Bailey Glasser Lawyers Author Chambers & Partners Global Guide M&A Chapter
Bailey Glasser partners Nicholas S. Johnson, Jonathan S. Deem, Jennifer S. Fahey, and lawyer Japera A. Parker have authored an article appearing in the Chambers and Partners 2026 Corporate M&A Global Practice Guide: Trends and Developments, USA – Washington, D.C.: “Structuring M&A Deals Around Regulatory Uncertainty and Delay in Washington, DC: A Practical Legal Guide.”
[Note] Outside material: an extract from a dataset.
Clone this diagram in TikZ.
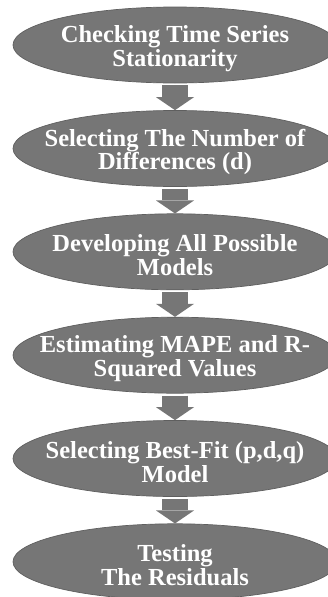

In this article, the authors examine ways that the regulatory environment facing deal makers today is structurally more complex than it was even a decade ago, caused most recently in part due to changes triggered by federal agencies in Washington, D.C. As set forth in the introduction:
The United States, the Federal Trade Commission (FTC) and Department of Justice Antitrust Division have pursued increasingly aggressive merger enforcement strategies. The Committee on Foreign Investment in the United States (CFIUS) has expanded its jurisdictional reach following the Foreign Investment Risk Review Modernization Act of 2018 (FIRRMA). The European Commission continues to refine its framework under the EU Merger Regulation, including its new tools under the Foreign Subsidies Regulation. Sector-specific regulators – from the Federal Communications Commission to the Federal Energy Regulatory Commission to banking supervisors – layer additional review timelines and substantive requirements atop general competition review. Meanwhile, multi-jurisdictional deals increasingly face parallel reviews across dozens of antitrust regimes worldwide, each with its own substantive standards, procedural timelines and political dynamics.
Against this backdrop, sophisticated M&A counsel must approach deal structuring not merely as a legal exercise in documentation, but as a strategic exercise in risk allocation.